++++ INFORMATION PROVIDED

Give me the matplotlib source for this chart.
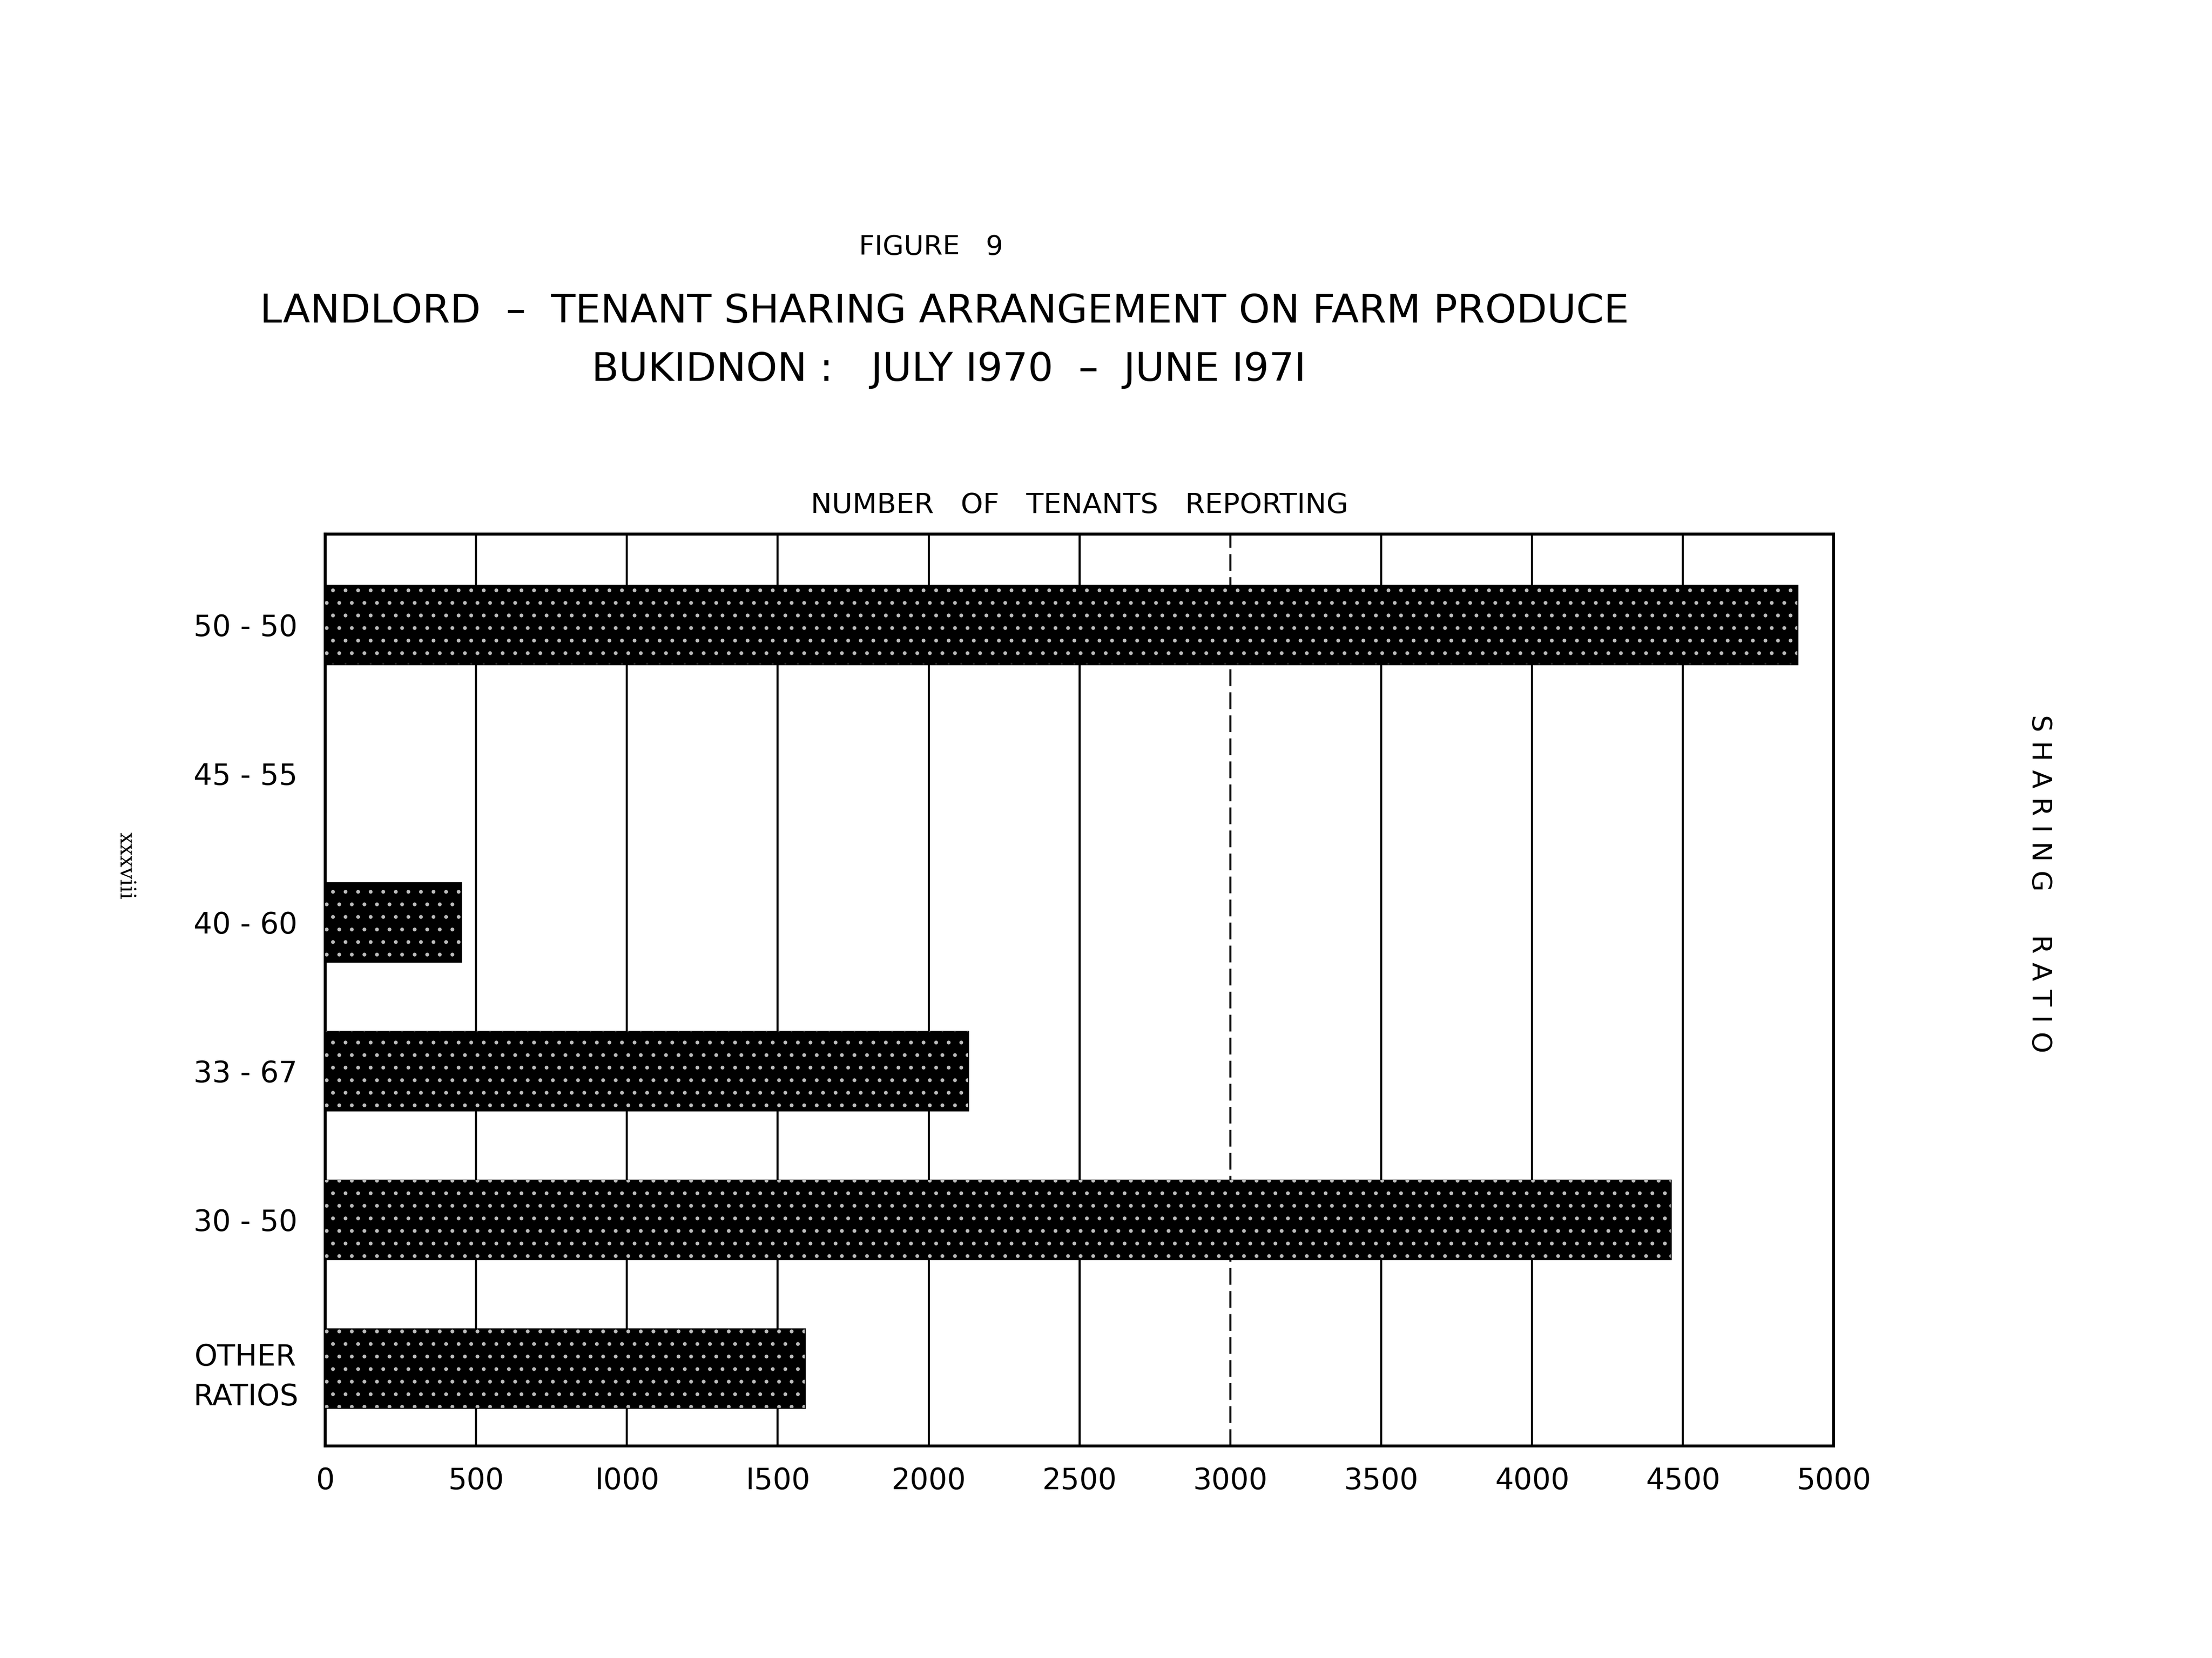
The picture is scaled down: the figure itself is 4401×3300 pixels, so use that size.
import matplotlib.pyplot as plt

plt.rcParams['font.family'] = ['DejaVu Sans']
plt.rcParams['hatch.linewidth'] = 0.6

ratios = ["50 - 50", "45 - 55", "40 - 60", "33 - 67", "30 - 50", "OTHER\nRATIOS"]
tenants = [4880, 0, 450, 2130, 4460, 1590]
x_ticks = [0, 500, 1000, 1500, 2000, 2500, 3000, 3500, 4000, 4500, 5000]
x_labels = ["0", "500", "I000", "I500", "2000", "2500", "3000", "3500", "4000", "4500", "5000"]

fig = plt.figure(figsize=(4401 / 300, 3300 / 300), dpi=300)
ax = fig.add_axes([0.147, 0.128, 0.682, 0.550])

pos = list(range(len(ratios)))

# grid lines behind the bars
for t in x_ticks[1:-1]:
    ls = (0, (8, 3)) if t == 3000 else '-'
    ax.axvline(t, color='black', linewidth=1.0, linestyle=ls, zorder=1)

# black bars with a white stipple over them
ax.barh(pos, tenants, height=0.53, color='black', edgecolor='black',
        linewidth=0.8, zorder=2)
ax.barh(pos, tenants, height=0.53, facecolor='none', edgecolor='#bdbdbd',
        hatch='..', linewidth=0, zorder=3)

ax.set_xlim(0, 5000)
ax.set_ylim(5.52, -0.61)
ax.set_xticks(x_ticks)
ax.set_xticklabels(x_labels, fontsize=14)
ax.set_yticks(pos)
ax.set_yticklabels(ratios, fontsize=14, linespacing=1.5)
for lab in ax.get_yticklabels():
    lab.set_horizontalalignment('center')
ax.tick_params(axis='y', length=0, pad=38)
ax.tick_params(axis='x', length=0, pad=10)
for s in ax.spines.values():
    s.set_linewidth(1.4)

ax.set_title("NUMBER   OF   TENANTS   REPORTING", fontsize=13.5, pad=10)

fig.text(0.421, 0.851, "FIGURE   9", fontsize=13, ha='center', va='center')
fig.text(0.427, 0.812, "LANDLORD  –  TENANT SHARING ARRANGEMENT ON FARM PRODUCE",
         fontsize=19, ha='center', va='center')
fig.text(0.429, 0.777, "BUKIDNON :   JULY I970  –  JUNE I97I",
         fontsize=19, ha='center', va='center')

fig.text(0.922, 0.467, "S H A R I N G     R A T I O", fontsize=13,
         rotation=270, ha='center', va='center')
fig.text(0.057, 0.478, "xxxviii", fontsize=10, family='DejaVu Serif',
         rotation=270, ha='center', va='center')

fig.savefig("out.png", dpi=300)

++++++++

Reproduce each line exactly, please, except for any pictures.

Give me the matplotlib source for this chart.
The picture is scaled down: the figure itself is 4401×3300 pixels, so use that size.
import matplotlib.pyplot as plt

plt.rcParams['font.family'] = ['DejaVu Sans']
plt.rcParams['hatch.linewidth'] = 0.6

ratios = ["50 - 50", "45 - 55", "40 - 60", "33 - 67", "30 - 50", "OTHER\nRATIOS"]
tenants = [4880, 0, 450, 2130, 4460, 1590]
x_ticks = [0, 500, 1000, 1500, 2000, 2500, 3000, 3500, 4000, 4500, 5000]
x_labels = ["0", "500", "I000", "I500", "2000", "2500", "3000", "3500", "4000", "4500", "5000"]

fig = plt.figure(figsize=(4401 / 300, 3300 / 300), dpi=300)
ax = fig.add_axes([0.147, 0.128, 0.682, 0.550])

pos = list(range(len(ratios)))

# grid lines behind the bars
for t in x_ticks[1:-1]:
    ls = (0, (8, 3)) if t == 3000 else '-'
    ax.axvline(t, color='black', linewidth=1.0, linestyle=ls, zorder=1)

# black bars with a white stipple over them
ax.barh(pos, tenants, height=0.53, color='black', edgecolor='black',
        linewidth=0.8, zorder=2)
ax.barh(pos, tenants, height=0.53, facecolor='none', edgecolor='#bdbdbd',
        hatch='..', linewidth=0, zorder=3)

ax.set_xlim(0, 5000)
ax.set_ylim(5.52, -0.61)
ax.set_xticks(x_ticks)
ax.set_xticklabels(x_labels, fontsize=14)
ax.set_yticks(pos)
ax.set_yticklabels(ratios, fontsize=14, linespacing=1.5)
for lab in ax.get_yticklabels():
    lab.set_horizontalalignment('center')
ax.tick_params(axis='y', length=0, pad=38)
ax.tick_params(axis='x', length=0, pad=10)
for s in ax.spines.values():
    s.set_linewidth(1.4)

ax.set_title("NUMBER   OF   TENANTS   REPORTING", fontsize=13.5, pad=10)

fig.text(0.421, 0.851, "FIGURE   9", fontsize=13, ha='center', va='center')
fig.text(0.427, 0.812, "LANDLORD  –  TENANT SHARING ARRANGEMENT ON FARM PRODUCE",
         fontsize=19, ha='center', va='center')
fig.text(0.429, 0.777, "BUKIDNON :   JULY I970  –  JUNE I97I",
         fontsize=19, ha='center', va='center')

fig.text(0.922, 0.467, "S H A R I N G     R A T I O", fontsize=13,
         rotation=270, ha='center', va='center')
fig.text(0.057, 0.478, "xxxviii", fontsize=10, family='DejaVu Serif',
         rotation=270, ha='center', va='center')

fig.savefig("out.png", dpi=300)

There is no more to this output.